A new open standard wants to answer a question that gets more uncomfortable as AI agents take on more real-world work: if an agent says it completed a transaction, how do you actually check?
ACTIS — Autonomous Coordination & Transaction Integrity Standard — is published at actis.world under an Apache 2.0 license with a patent non-assert commitment. Version 1.0 defines the cryptographic mechanics for verifying whether evidence produced by an agentic session has been altered: SHA-256 hash-chain verification, deterministic replay algorithms, and Ed25519 signature schemes. The output is a canonical verification report with one of three statuses — ACTIS_COMPATIBLE, ACTIS_PARTIAL, or ACTIS_NONCOMPLIANT — generated from a bundle that packages transcripts in a ZIP file with a manifest and checksums.
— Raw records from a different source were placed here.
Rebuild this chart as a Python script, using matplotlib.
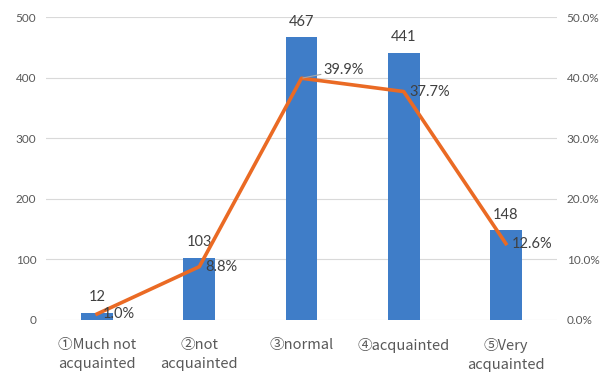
import matplotlib
matplotlib.use("Agg")
import matplotlib.pyplot as plt
import numpy as np

categories = ["\u2460Much not\nacquainted", "\u2461not\nacquainted", "\u2462normal",
              "\u2463acquainted", "\u2464Very\nacquainted"]
counts = [12, 103, 467, 441, 148]
percents = [1.0, 8.8, 39.9, 37.7, 12.6]

bar_colour = "#3F7DC8"
line_colour = "#EA6A24"
text_colour = "#404040"
tick_colour = "#595959"

plt.rcParams['font.family'] = ['Lato', 'Noto Sans CJK SC', 'DejaVu Sans']

fig = plt.figure(figsize=(6.11, 3.74), dpi=100)
ax = fig.add_axes([0.0753, 0.1444, 0.8363, 0.8101])
ax2 = ax.twinx()

x = np.arange(len(categories))
ax.bar(x, counts, width=0.31, color=bar_colour, zorder=2)
ax.set_xlim(-0.5, len(categories) - 0.5)
ax.set_ylim(0, 500)
ax.set_yticks(np.arange(0, 501, 100))
ax.grid(axis='y', color='#D9D9D9', linewidth=0.8, zorder=0)
ax.set_axisbelow(True)

# category labels: CJK family so the circled digits come out full size
ax.set_xticks(x)
ax.set_xticklabels(categories, fontsize=10.5, color=tick_colour, va='top',
                   linespacing=1.45, family=['Noto Sans CJK JP', 'DejaVu Sans'])
ax.tick_params(axis='x', length=0, pad=13)
ax.tick_params(axis='y', length=0, labelsize=8.5, labelcolor=tick_colour, pad=7)

for xi, c in zip(x, counts):
    ax.annotate(str(c), (xi, c), xytext=(0, 6), textcoords='offset points',
                ha='center', va='bottom', fontsize=10.5, color=text_colour)

ax2.plot(x, percents, color=line_colour, linewidth=2.6, zorder=3)
ax2.set_ylim(0, 50)
ax2.set_yticks(np.arange(0, 51, 10))
ax2.set_yticklabels([f"{v:.1f}%" for v in np.arange(0, 51, 10)])
ax2.tick_params(axis='y', length=0, labelsize=8.5, labelcolor=tick_colour, pad=7)

for xi, p in zip(x, percents):
    if p == max(percents):
        ax2.annotate(f"{p:.1f}%", (xi, p), xytext=(16, 6), textcoords='offset points',
                     ha='left', va='center', fontsize=10.5, color=text_colour,
                     arrowprops=dict(arrowstyle='-', color='#A6A6A6', lw=0.8,
                                     shrinkA=0, shrinkB=1))
    else:
        ax2.annotate(f"{p:.1f}%", (xi, p), xytext=(4, 0), textcoords='offset points',
                     ha='left', va='center', fontsize=10.5, color=text_colour)

for a in (ax, ax2):
    for s in a.spines.values():
        s.set_visible(False)

fig.savefig("out.png", dpi=100, facecolor='white')
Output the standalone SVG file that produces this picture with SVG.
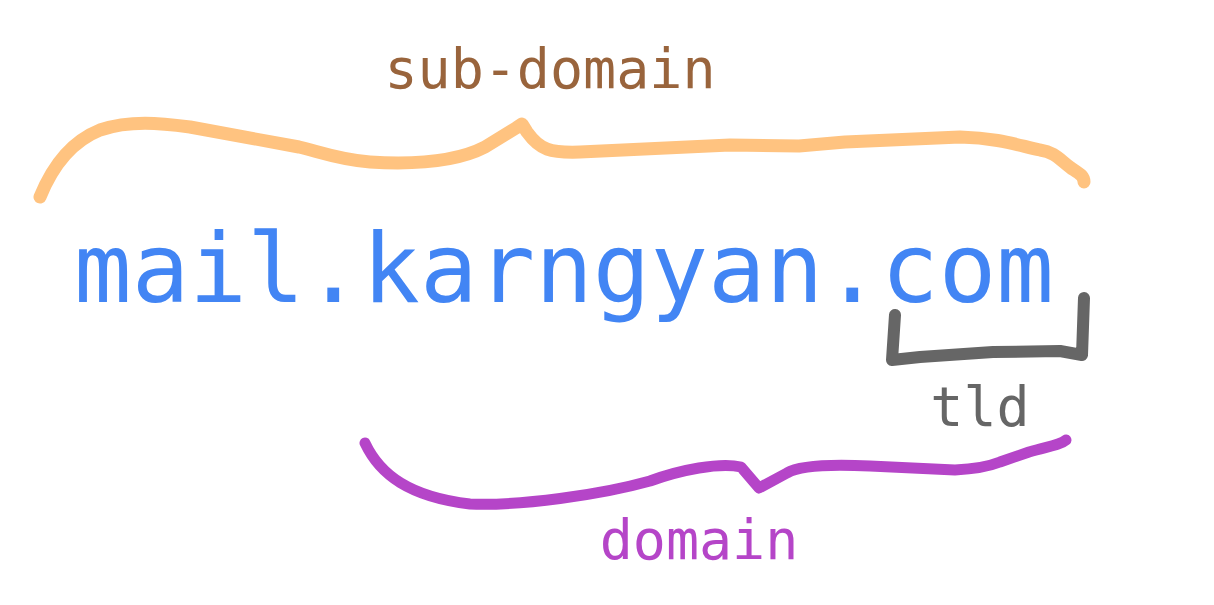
<svg xmlns="http://www.w3.org/2000/svg" width="1214" height="605" viewBox="0 0 1214 605">
<style>
.t{font-family:"DejaVu Sans Mono","Liberation Mono",monospace;}
.br{fill:none;stroke-linecap:round;stroke-linejoin:round;}
</style>
<rect width="1214" height="605" fill="#ffffff"/>
<g id="connectors">
<path class="br" stroke="#ffc380" stroke-width="13" d="M40,197 C55,160 75,140 100,130 C130,120 160,123 190,127 L299,147 C320,152 340,160 370,162 C420,165 460,160 485,147 L516,128 L522,124 L527,132 C540,150 550,153 580,152 L730,145 L799,146 L845,142 L960,137 C1000,138 1020,146 1040,150 C1055,152 1060,160 1071,168 C1080,174 1084,176 1084,182"/>
<path class="br" stroke="#666666" stroke-width="12" d="M895,315 L892,360 L920,357 L993,352 L1060,351 L1082,355 L1084,298"/>
<path class="br" stroke="#b545c8" stroke-width="11" d="M365,443 C380,475 410,497 470,504 C520,506 600,495 650,481 C680,470 720,462 741,467 L759,488 L787,473 C800,465 830,464 870,466 L955,470 C975,469 990,466 1000,462 L1029,452 C1050,446 1060,445 1066,440"/>
</g>
<g id="url">
<text class="t" x="74" y="302" font-size="96" fill="#4285f4" textLength="980" lengthAdjust="spacingAndGlyphs">mail.karngyan.com</text>
</g>
<g id="subdomain">
<text class="t" x="550" y="88" font-size="55" fill="#99643c" text-anchor="middle">sub-domain</text>
</g>
<g id="tld">
<text class="t" x="980" y="426" font-size="55" fill="#666666" text-anchor="middle">tld</text>
</g>
<g id="domain">
<text class="t" x="699" y="559" font-size="55" fill="#b545c8" text-anchor="middle">domain</text>
</g>
</svg>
The spec's threat model is built around distrust. Evidence bundles, it assumes, may pass between parties with no reason to trust each other — parties who may be motivated to modify bundles, reorder transcript rounds, or swap out files. ACTIS verification is designed to catch those specific moves through schema validation, hash-chain recomputation, and checksum validation.
The standard is explicit about what it does not do: adjudicate disputes, assign fault, score reputations, handle settlement or payment, or verify identity beyond what's needed for signature checking. That narrow scope is deliberate — ACTIS positions itself as an integrity layer underneath whatever dispute resolution or compliance process a platform builds on top.
Two reference implementations — actis-verifier-rust and actis-verifier-ts — have been tested against a conformance corpus of 11 test vectors (tv-001 through tv-011), both passing all 11 without sharing code. The independent derivation from a single normative spec is a reasonable signal that the standard is implementable as written. The corpus covers schema validation, hash chain integrity, signature verification, replay consistency, and bundle security edge cases including path traversal and duplicate entries.
The specification repository cites alignment with the EU AI Act and the NIST AI Risk Management Framework. Whether ACTIS gains real-world traction will depend on adoption — the spec's contributors and any existing deployments have not been publicly named.